Since giving up farming, Robert Johnson had taken up the wall building again. He was 87 and still at it, and the neighbourhood was dense with his work - not the long farm walls now so much as the garden grottoes, the ascending pergola mounds and a marriage celebrant's wall.

"It's so interesting you forget your woes, and I don't charge. That means if I have a disagreement, I can just walk away. People work with me and I can bully them if they make a mistake.

"It's what did you say? It's work that will last 1000 years? Well a macrocarpa tree in a high wind will move the ground so much the wall will just slump, and I don't believe that 1000-year stuff.
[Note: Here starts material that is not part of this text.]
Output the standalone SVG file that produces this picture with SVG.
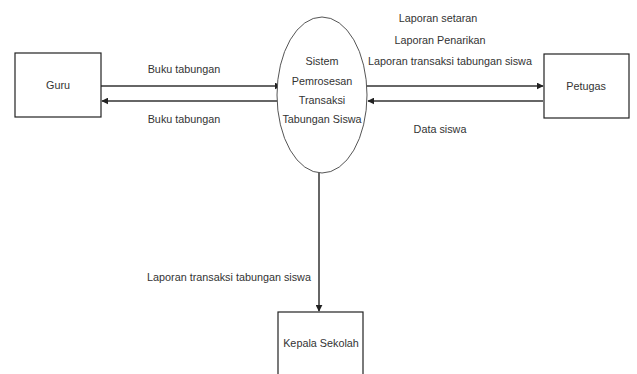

I'll say this much: I said it once to a Brethren bloke who asked me why I didn't charge. "If you seek my reward, look around you." That was Christopher Wren's epitaph. I misquote it: I think it's "If you seek my memorial, look around you."

A H Reed Memorial Park

I left Robert Johnson, and walked on into Whangarei. Past the Whangarei Falls where the Maori kids were jumping from high up in a macrocarpa into the deep pool at the top of the waterfall. Then I went on down towards the city and diverted to find the A.H. Reed Memorial Kauri Park. Right there, putting the computer on the concrete pad that supports the the rock and a bronze plaque commemorating the family, I typed these words. And from that spot I sent this story. Remembering an earlier walker.